Yes, but stabilize it with a little powdered sugar so it holds its shape.

4. Will instant banana pudding mix work here?
You can mix a spoonful into the filling for stronger banana flavor, but it’s optional.

5. Can I make them gluten-free?
Swap the vanilla wafers with a gluten-free cookie, and you’re set.

Tips & Tricks

Use a piping bag for neat filling placement.

Add a dash of cinnamon or nutmeg to the crust for warmth.

For extra indulgence, drizzle with caramel before serving.

Freeze a few without toppings for quick desserts later.

Recipe Variations

Chocolate Banana Cheesecakes: Use chocolate wafers for the crust and add 2 tablespoons cocoa powder to the filling.

Peanut Butter Banana Cheesecakes: Swirl ¼ cup creamy peanut butter into the filling before layering.

Tropical Cheesecakes: Replace banana slices with pineapple chunks and add coconut flakes on top.

Caramel Banana Cheesecakes: Add a layer of caramel sauce on top of the crust before banana slices.

Lightened-Up Version: Use reduced-fat cream cheese, sugar-free condensed milk, and light whipped topping.

Final Thoughts

Mini Banana Pudding Cheesecakes have quickly become a favorite in my kitchen, not only for their flavor but for the way they bring smiles to my family’s faces. They remind me that the heart of cooking isn’t just in the taste but in the memories we create when we share food with others. These little desserts strike the perfect balance of comfort and elegance, easy enough for a weekday treat but pretty enough to grace any celebration table.

Whenever I make them, I picture the children gathered around, eager to sneak a wafer or lick a spoon. That’s when I know this recipe isn’t just about filling bellies, it’s about weaving stories into our everyday lives.
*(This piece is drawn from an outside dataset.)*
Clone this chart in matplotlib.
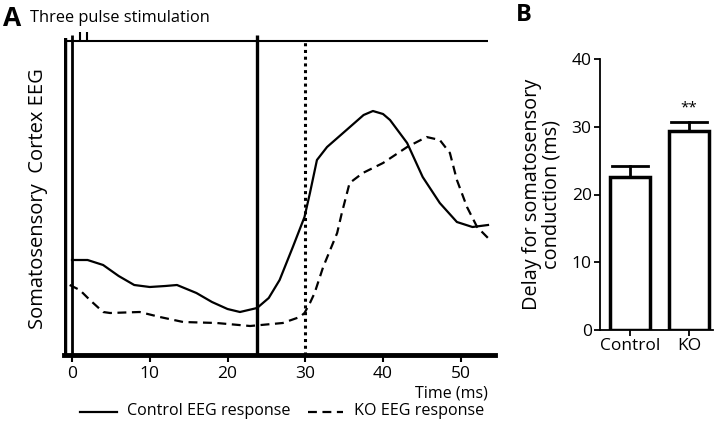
import numpy as np
import matplotlib.pyplot as plt

plt.rcParams['font.family'] = ['Open Sans', 'DejaVu Sans']

# Panel A: EEG traces (time in ms, amplitude in arbitrary units)
ctrl_t = [0.0, 2.0, 4.0, 6.0, 8.0, 10.0, 12.0, 13.5, 16.0, 18.0, 20.0, 21.6, 23.8,
          25.3, 26.7, 28.4, 29.9, 30.6, 31.5, 32.8, 35.3, 37.5, 38.7, 40.0, 40.9,
          43.1, 45.1, 47.3, 49.5, 51.5, 53.5]
ctrl_v = [95, 95, 90, 79, 70, 68, 69, 70, 62, 53, 46, 43, 47,
          57, 75, 108, 138, 162, 195, 208, 225, 240, 244, 241, 235,
          212, 178, 152, 133, 128, 130]

ko_t = [-0.3, 1.0, 2.3, 4.0, 4.9, 8.7, 11.3, 14.3, 18.6, 22.9, 27.1, 29.3, 29.9,
        30.6, 31.2, 32.3, 34.1, 34.7, 35.7, 37.4, 40.0, 43.1, 45.6, 47.3, 48.6,
        49.5, 50.8, 52.1, 53.5]
ko_v = [70, 65, 55, 43, 42, 43, 38, 33, 32, 29, 32, 38, 42,
        52, 62, 88, 122, 142, 172, 182, 192, 208, 218, 215, 202,
        175, 148, 128, 117]

pulse_t = [1.0, 1.9]
x_ticks = [0, 10, 20, 30, 40, 50]

# Panel B: conduction delay
groups = ['Control', 'KO']
delay = [22.6, 29.4]
delay_err = [1.6, 1.3]

fig = plt.figure(figsize=(7.2, 4.21), dpi=100)

# ---- panel A
ax = fig.add_axes([64/720, 1 - 355/421, 431/720, 325/421])
ax.plot(ctrl_t, ctrl_v, color='black', lw=1.6)
ax.plot(ko_t, ko_v, color='black', lw=1.6, ls=(0, (4, 2.5)))

ax.vlines(-0.9, 0, 317, color='black', lw=3.2)
ax.vlines(0, 0, 320, color='black', lw=2.0)
ax.vlines(23.8, 0, 320, color='black', lw=2.4)
ax.vlines(30, 0, 315, color='black', lw=2.2, linestyles=(0, (1, 1.2)))
ax.hlines(314, -0.9, 53.5, color='black', lw=1.5)
ax.vlines(pulse_t, 314, 323, color='black', lw=1.5)

ax.set_xlim(-1.03, 54.4)
ax.set_ylim(0, 325)
for s in ['top', 'right', 'left']:
    ax.spines[s].set_visible(False)
ax.spines['bottom'].set_linewidth(3.5)
ax.set_yticks([])
ax.set_xticks(x_ticks)
ax.tick_params(axis='x', length=5, width=1.5, labelsize=12.5, pad=3)
ax.set_ylabel('Somatosensory  Cortex EEG', fontsize=14.5)
ax.yaxis.set_label_coords(-0.036, 0.48)

fig.text(488/720, 1 - 393/421, 'Time (ms)', ha='right', va='center', fontsize=11.5)
fig.text(3/720, 1 - 19/421, 'A', fontsize=19, fontweight='bold', va='center')
fig.text(30/720, 1 - 18/421, 'Three pulse stimulation', fontsize=11.8, va='center')

# legend drawn as figure lines + text
fig.add_artist(plt.Line2D([80/720, 117/720], [1 - 412/421] * 2, color='black', lw=1.6))
fig.text(127/720, 1 - 411/421, 'Control EEG response', fontsize=11.6, va='center')
fig.add_artist(plt.Line2D([308/720, 343/720], [1 - 412/421] * 2, color='black', lw=1.6,
                          ls=(0, (4, 2.5))))
fig.text(354/720, 1 - 411/421, 'KO EEG response', fontsize=11.6, va='center')

# ---- panel B
bx = fig.add_axes([600/720, 1 - 330/421, 113/720, 271/421])
pos = np.arange(len(groups))
bx.bar(pos, delay, width=0.68, color='white', edgecolor='black', lw=2.5, zorder=2)
for p, d, e in zip(pos, delay, delay_err):
    bx.plot([p, p], [d, d + e], color='black', lw=2, zorder=1)
    bx.plot([p - 0.3, p + 0.3], [d + e, d + e], color='black', lw=2, zorder=1)
bx.text(pos[1], delay[1] + delay_err[1] + 0.9, '**', ha='center', va='bottom', fontsize=11)
bx.set_xlim(-0.51, 1.41)
bx.set_ylim(0, 40)
bx.set_yticks([0, 10, 20, 30, 40])
bx.set_xticks(pos)
bx.set_xticklabels(groups)
for s in ['top', 'right']:
    bx.spines[s].set_visible(False)
bx.spines['left'].set_linewidth(1.3)
bx.spines['bottom'].set_linewidth(1.3)
bx.tick_params(length=4, width=1.3, labelsize=12.5, pad=2)
bx.set_ylabel('Delay for somatosensory\nconduction (ms)', fontsize=14.3, linespacing=0.95)
bx.yaxis.set_label_coords(-0.34, 0.5)
fig.text(516/720, 1 - 15/421, 'B', fontsize=17, fontweight='bold', va='center')

fig.savefig('out.png', dpi=100)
If you’re looking for a dessert that feels familiar yet special, this one might just find its way into your family traditions too.
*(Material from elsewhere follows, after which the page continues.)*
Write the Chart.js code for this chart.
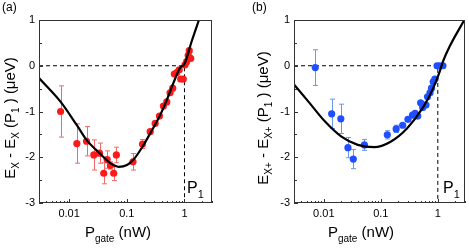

Mini Banana Pudding Cheesecakes

Sandra Myers
Mini Banana Pudding Cheesecakes are creamy no-bake desserts layered with vanilla wafer crust, banana slices, and fluffy cheesecake filling, finished with whipped topping and crunchy wafers. Perfect for parties, potlucks, or family desserts.
Calories

Ingredients
  

For the crust:

  • 1 cup crushed vanilla wafers
  • 3 tablespoons melted butter

For the cheesecake filling:

  • 8 oz cream cheese softened
  • ½ cup sweetened condensed milk
  • ½ cup mashed ripe banana
  • 1 teaspoon vanilla extract
  • 1 cup whipped topping

For layering and garnish:

  • 1 banana thinly sliced
  • Extra whipped topping
  • Mini vanilla wafers or crushed cookie crumbs

Instructions
 

  • Prepare the crust by mixing crushed vanilla wafers with melted butter until it resembles wet sand. Press firmly into muffin liners for a solid base.
  • Beat cream cheese until smooth, then blend in sweetened condensed milk, mashed banana, and vanilla. Fold in whipped topping until creamy.
  • Add a banana slice over each crust, then pipe or spoon the filling on top, smoothing with a spatula.
  • Chill for 1–2 hours, or freeze for 30 minutes for a firmer texture.
  • Finish with whipped cream and a mini wafer or cookie crumbs before serving.